Das ist ein zweischneidiges Schwert. Zum einen ist das Grundprinzip von demokratischem Protest, auch politische Entscheidungsträger zu erreichen, um genügend Druck für oder gegen eine bestimmte Politik zu kreieren. Aktuell also für progressivere und offenere Migrationspolitik und ein stärkeres Vorgehen gegen Rechtspopulismus und die Rassifizierung von Menschen. Somit ist es erst einmal positiv zu bewerten, dass Politikerinnen und Politiker die Forderungen so unmittelbar wahrnehmen können. Gleichzeitig riskiert man mit einer solchen Teilnahme oder auch durch Aufrufe einzelner Parteien, an diesen Demos teilzunehmen, dass diese Proteste letztlich als kooptiert oder von der Regierung gesteuert dargestellt werden. Dann wird von totalitärer Meinungsmache gesprochen. Und das sind Narrative, derer sich die rechte Blase anlässlich der aktuellen Proteste bereits bedient. Den Protestierenden wird damit abgesprochen, dass sie für sich selbst stehen und denken. Momentan sehe ich jedoch keine Gefahr, dass diese Narrative bei einem breiten Teil der Gesellschaft verfangen.
Demos pro Israel, pro Palästina, Bauernproteste, nun die Anti-AfD-Demos: Werden die Menschen generell politischer?
Es ist schwer einzuschätzen, ob Menschen politischer werden oder ob sich die Mittel ihrer politischen Teilhabe ändern.
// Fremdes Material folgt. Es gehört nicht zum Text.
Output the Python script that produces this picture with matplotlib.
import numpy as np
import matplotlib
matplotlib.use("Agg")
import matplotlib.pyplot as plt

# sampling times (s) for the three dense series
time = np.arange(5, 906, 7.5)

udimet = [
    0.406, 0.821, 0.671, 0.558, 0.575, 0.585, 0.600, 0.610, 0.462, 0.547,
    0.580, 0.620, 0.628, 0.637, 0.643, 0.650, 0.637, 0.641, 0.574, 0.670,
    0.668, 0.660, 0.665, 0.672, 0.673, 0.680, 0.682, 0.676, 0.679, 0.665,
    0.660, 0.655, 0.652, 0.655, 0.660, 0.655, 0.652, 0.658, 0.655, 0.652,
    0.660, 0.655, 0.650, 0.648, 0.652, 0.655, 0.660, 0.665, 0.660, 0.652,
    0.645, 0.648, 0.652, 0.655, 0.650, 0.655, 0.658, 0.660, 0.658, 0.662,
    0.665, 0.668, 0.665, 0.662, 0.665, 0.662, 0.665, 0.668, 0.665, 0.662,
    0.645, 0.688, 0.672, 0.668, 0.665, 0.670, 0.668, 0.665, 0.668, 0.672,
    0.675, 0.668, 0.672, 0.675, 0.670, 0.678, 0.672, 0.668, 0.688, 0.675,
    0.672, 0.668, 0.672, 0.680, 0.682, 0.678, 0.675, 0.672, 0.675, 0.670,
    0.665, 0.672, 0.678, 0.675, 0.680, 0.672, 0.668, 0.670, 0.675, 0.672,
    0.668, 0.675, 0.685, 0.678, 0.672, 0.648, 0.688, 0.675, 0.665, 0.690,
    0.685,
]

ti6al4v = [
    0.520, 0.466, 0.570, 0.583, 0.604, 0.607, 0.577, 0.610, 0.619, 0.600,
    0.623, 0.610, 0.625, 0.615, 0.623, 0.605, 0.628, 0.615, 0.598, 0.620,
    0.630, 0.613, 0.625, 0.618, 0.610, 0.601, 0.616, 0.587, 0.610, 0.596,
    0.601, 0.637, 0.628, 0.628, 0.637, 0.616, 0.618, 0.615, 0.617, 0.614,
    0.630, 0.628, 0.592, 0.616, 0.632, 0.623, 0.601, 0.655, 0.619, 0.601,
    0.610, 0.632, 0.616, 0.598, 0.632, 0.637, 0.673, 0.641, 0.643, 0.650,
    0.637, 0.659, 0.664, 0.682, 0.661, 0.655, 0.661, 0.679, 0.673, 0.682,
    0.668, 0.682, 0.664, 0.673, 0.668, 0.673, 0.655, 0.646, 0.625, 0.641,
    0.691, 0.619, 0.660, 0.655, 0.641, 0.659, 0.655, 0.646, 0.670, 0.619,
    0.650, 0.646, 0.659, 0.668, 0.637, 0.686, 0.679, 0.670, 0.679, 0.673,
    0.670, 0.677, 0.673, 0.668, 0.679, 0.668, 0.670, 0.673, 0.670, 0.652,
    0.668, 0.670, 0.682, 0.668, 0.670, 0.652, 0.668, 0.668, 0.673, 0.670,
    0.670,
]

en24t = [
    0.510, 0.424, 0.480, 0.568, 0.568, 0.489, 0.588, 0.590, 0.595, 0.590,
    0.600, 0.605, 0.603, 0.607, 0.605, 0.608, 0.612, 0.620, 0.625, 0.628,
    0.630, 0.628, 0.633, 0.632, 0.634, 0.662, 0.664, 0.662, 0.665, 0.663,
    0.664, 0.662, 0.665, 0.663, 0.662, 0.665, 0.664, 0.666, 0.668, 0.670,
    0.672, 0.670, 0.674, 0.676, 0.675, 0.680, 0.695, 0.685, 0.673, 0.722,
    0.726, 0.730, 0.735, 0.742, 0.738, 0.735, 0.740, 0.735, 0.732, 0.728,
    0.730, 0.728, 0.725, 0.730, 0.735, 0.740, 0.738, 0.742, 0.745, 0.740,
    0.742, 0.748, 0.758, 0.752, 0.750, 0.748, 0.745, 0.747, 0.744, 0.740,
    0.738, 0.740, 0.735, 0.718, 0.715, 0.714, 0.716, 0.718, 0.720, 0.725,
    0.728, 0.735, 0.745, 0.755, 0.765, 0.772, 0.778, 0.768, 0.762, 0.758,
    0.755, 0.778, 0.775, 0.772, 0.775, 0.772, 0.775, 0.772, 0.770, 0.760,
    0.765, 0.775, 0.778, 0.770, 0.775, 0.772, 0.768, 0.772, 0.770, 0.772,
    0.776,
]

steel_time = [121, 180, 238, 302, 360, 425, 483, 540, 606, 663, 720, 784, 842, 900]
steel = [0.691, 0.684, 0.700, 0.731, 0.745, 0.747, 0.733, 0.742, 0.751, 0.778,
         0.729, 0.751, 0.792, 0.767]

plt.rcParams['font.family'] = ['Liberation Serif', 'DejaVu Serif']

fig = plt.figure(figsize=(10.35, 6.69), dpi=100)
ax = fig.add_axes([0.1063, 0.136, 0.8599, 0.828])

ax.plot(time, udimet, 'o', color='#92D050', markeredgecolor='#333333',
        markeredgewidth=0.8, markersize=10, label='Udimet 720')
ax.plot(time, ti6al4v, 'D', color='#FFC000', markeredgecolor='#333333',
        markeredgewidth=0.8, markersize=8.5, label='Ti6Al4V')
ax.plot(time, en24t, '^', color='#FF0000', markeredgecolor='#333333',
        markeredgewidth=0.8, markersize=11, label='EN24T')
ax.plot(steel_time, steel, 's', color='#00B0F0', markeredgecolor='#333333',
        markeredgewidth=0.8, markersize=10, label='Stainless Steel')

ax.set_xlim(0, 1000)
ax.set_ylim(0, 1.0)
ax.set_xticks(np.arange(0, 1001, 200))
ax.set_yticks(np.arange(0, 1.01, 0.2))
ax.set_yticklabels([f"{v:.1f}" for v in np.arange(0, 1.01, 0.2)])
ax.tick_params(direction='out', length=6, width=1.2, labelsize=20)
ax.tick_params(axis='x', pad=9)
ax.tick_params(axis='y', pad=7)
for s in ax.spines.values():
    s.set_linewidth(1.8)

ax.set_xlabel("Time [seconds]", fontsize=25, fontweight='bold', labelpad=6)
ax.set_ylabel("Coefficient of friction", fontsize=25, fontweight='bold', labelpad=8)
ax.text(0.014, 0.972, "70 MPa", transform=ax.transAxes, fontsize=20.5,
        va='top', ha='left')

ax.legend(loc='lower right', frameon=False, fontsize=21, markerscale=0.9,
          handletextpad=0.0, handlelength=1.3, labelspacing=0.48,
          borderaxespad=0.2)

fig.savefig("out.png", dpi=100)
Was wir mit großer Sicherheit sagen können, ist, dass die Hinwendung zu anderen Formen der politischen Artikulation zunimmt. In einem Kontext, in dem immer mehr Krisen als radikale Bedrohungen empfunden werden, empfinden auch immer mehr Menschen radikale Ausdrucksmittel als angemessen. Ein gutes Beispiel dafür ist das Handeln der Letzten Generation. Bei dem Thema Klimakrise fehlt die Zeit für langwierige Parteikämpfe, daher nimmt in so einem Kontext der Protest zu. Das gilt nicht nur für Deutschland, sondern ist weltweit zu beobachten. So war die letzte Dekade definitiv die Dekade des Massenprotests.
Seit der Wiedervereinigung gab es in Deutschland drei Massendemonstrationen gegen Rechtsextremismus. Haben diese Proteste in der Vergangenheit etwas bewirkt?
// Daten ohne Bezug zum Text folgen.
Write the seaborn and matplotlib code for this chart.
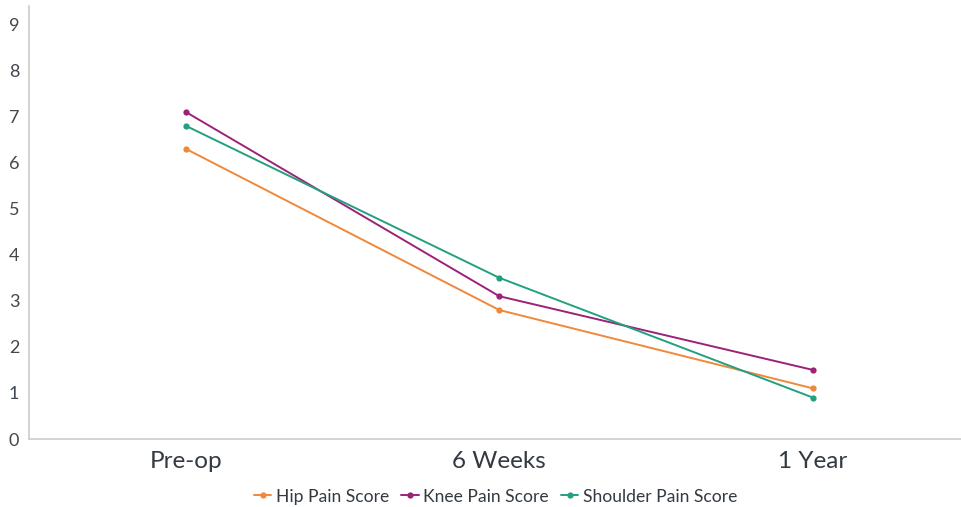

Es ist schwierig, die Wirkung von Protest klar festzumachen, weil sich diese oft erst mittel- oder langfristig zeigt. Häufig äußert sich der Erfolg von Protest auch zunächst in Diskursverschiebung in eine gewisse Richtung.
Können Sie ein Beispiel nennen?
Wir haben das in den letzten Jahren vor allem im Bereich bei rechten Akteuren erlebt, indem diese durch ständige Mobilisierung langsam und graduell progressive Diskurse erodieren. Und somit auch Menschen aus der Mitte der Parteienlandschaft immer weiter ins rechte Lager ziehen. Auch die Klimaproteste sind ein gutes Beispiel. Die Letzte Generation hat durch ihre Aktionen vielleicht nicht sonderlich viele Sympathiepunkte gesammelt. Aber sie hat es mit wenig Mitteln geschafft, über anderthalb Jahre den Diskurs zu bestimmen und heute ist die Klimakrise jedem und jeder in Deutschland ein Begriff.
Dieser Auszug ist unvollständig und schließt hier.